## BEGIN Information shown

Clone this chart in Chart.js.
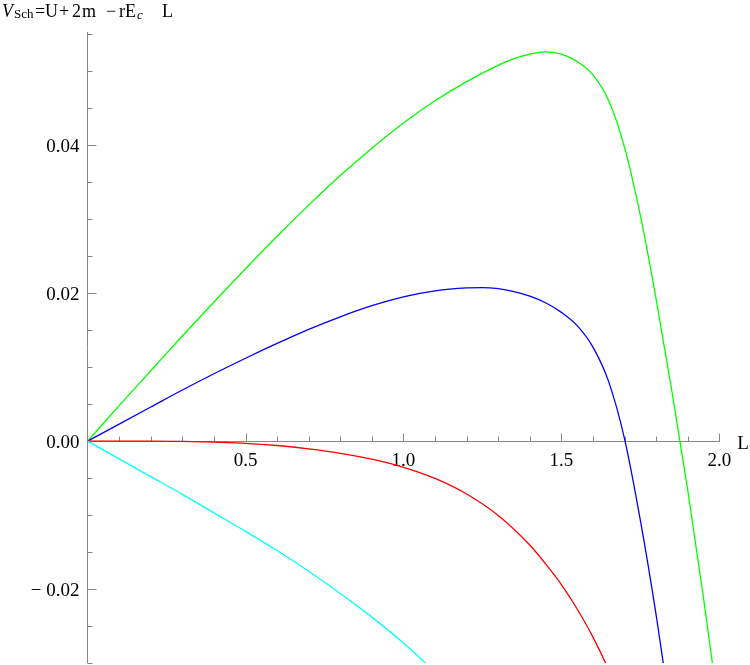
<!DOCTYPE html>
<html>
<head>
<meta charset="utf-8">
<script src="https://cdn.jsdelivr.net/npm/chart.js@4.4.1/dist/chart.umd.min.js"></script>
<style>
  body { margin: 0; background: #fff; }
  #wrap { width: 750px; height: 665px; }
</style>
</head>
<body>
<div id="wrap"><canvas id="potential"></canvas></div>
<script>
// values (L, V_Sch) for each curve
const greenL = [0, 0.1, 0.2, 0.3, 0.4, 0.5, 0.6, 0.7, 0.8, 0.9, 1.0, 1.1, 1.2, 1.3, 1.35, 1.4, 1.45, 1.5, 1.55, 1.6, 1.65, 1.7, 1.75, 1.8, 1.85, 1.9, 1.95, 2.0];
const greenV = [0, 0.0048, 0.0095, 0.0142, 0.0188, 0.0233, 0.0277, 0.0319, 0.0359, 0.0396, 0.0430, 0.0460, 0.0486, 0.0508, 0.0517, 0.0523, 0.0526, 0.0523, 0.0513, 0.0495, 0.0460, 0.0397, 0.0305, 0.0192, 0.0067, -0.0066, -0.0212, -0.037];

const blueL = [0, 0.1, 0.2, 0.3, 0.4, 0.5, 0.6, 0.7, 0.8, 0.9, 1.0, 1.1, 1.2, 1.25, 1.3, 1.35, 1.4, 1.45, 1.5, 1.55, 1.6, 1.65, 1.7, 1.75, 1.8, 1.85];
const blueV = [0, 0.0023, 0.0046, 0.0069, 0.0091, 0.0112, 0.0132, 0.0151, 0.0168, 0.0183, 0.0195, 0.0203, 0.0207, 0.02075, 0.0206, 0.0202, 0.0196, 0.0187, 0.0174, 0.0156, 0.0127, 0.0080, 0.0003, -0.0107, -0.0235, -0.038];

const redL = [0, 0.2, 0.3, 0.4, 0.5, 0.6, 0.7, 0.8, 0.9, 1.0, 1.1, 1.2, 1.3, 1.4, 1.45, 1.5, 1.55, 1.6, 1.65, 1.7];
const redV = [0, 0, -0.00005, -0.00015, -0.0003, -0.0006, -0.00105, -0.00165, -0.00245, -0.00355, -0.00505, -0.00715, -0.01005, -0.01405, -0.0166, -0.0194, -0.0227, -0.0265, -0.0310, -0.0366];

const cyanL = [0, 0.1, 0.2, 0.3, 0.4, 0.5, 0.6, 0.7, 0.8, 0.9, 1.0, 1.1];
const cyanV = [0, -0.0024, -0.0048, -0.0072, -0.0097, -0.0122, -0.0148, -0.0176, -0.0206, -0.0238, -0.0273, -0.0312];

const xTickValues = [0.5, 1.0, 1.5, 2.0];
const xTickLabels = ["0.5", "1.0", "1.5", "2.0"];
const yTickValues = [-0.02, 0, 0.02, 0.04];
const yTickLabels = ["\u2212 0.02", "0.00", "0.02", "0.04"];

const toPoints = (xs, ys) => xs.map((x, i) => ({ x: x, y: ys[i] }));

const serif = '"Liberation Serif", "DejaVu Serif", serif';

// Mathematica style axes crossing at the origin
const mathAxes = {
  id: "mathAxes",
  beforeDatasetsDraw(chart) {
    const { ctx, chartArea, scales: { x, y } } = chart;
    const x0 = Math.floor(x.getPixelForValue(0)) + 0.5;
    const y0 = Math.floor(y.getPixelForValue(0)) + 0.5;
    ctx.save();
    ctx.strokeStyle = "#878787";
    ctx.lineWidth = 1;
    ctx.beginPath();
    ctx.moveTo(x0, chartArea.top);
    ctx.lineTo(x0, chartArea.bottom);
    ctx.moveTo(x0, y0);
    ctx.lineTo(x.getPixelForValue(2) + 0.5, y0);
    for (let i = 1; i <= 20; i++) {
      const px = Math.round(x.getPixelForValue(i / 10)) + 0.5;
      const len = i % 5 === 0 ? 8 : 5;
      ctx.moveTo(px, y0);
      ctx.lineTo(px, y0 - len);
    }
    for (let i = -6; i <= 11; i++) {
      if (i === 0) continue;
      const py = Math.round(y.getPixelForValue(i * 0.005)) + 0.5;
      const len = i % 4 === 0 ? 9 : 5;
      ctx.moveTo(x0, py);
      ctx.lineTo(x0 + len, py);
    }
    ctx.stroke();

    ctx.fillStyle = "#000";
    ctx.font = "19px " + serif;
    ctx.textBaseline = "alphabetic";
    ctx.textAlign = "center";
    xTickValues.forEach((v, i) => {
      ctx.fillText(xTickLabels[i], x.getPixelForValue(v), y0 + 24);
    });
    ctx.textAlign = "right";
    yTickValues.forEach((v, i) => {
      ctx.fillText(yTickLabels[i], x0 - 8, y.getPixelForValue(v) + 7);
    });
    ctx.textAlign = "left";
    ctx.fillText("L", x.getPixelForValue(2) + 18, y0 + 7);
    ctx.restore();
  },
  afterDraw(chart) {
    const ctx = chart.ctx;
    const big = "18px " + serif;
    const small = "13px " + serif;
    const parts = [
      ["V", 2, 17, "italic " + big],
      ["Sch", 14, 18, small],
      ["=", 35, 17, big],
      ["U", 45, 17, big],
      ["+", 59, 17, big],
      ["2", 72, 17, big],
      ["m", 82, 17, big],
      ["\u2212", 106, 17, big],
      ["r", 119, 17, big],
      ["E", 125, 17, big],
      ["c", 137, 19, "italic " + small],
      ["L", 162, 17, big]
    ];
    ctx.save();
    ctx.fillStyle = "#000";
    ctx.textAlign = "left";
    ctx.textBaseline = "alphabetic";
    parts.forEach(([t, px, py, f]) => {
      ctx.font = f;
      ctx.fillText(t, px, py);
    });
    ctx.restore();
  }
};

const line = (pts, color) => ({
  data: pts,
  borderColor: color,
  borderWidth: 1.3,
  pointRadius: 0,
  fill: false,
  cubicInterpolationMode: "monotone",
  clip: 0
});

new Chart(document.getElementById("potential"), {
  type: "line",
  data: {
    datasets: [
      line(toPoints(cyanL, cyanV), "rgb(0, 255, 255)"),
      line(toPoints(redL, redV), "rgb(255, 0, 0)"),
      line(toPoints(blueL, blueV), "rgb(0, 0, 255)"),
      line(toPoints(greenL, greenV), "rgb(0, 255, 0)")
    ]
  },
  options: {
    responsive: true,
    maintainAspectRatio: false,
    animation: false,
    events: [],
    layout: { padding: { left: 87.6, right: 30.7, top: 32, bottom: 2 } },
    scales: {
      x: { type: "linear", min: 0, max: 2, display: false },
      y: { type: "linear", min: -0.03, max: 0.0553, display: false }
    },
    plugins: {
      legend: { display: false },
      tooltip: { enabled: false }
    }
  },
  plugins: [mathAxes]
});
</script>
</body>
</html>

## END Information shown

→ The exercise
Extract the lines exactly, please: the first line of the listing, the line with "-0.0238, -0.0273, -0.0312];", and every line between them, but no pictures.

→ Response for this exercise
Clone this chart in Chart.js.
<!DOCTYPE html>
<html>
<head>
<meta charset="utf-8">
<script src="https://cdn.jsdelivr.net/npm/chart.js@4.4.1/dist/chart.umd.min.js"></script>
<style>
  body { margin: 0; background: #fff; }
  #wrap { width: 750px; height: 665px; }
</style>
</head>
<body>
<div id="wrap"><canvas id="potential"></canvas></div>
<script>
// values (L, V_Sch) for each curve
const greenL = [0, 0.1, 0.2, 0.3, 0.4, 0.5, 0.6, 0.7, 0.8, 0.9, 1.0, 1.1, 1.2, 1.3, 1.35, 1.4, 1.45, 1.5, 1.55, 1.6, 1.65, 1.7, 1.75, 1.8, 1.85, 1.9, 1.95, 2.0];
const greenV = [0, 0.0048, 0.0095, 0.0142, 0.0188, 0.0233, 0.0277, 0.0319, 0.0359, 0.0396, 0.0430, 0.0460, 0.0486, 0.0508, 0.0517, 0.0523, 0.0526, 0.0523, 0.0513, 0.0495, 0.0460, 0.0397, 0.0305, 0.0192, 0.0067, -0.0066, -0.0212, -0.037];

const blueL = [0, 0.1, 0.2, 0.3, 0.4, 0.5, 0.6, 0.7, 0.8, 0.9, 1.0, 1.1, 1.2, 1.25, 1.3, 1.35, 1.4, 1.45, 1.5, 1.55, 1.6, 1.65, 1.7, 1.75, 1.8, 1.85];
const blueV = [0, 0.0023, 0.0046, 0.0069, 0.0091, 0.0112, 0.0132, 0.0151, 0.0168, 0.0183, 0.0195, 0.0203, 0.0207, 0.02075, 0.0206, 0.0202, 0.0196, 0.0187, 0.0174, 0.0156, 0.0127, 0.0080, 0.0003, -0.0107, -0.0235, -0.038];

const redL = [0, 0.2, 0.3, 0.4, 0.5, 0.6, 0.7, 0.8, 0.9, 1.0, 1.1, 1.2, 1.3, 1.4, 1.45, 1.5, 1.55, 1.6, 1.65, 1.7];
const redV = [0, 0, -0.00005, -0.00015, -0.0003, -0.0006, -0.00105, -0.00165, -0.00245, -0.00355, -0.00505, -0.00715, -0.01005, -0.01405, -0.0166, -0.0194, -0.0227, -0.0265, -0.0310, -0.0366];

const cyanL = [0, 0.1, 0.2, 0.3, 0.4, 0.5, 0.6, 0.7, 0.8, 0.9, 1.0, 1.1];
const cyanV = [0, -0.0024, -0.0048, -0.0072, -0.0097, -0.0122, -0.0148, -0.0176, -0.0206, -0.0238, -0.0273, -0.0312];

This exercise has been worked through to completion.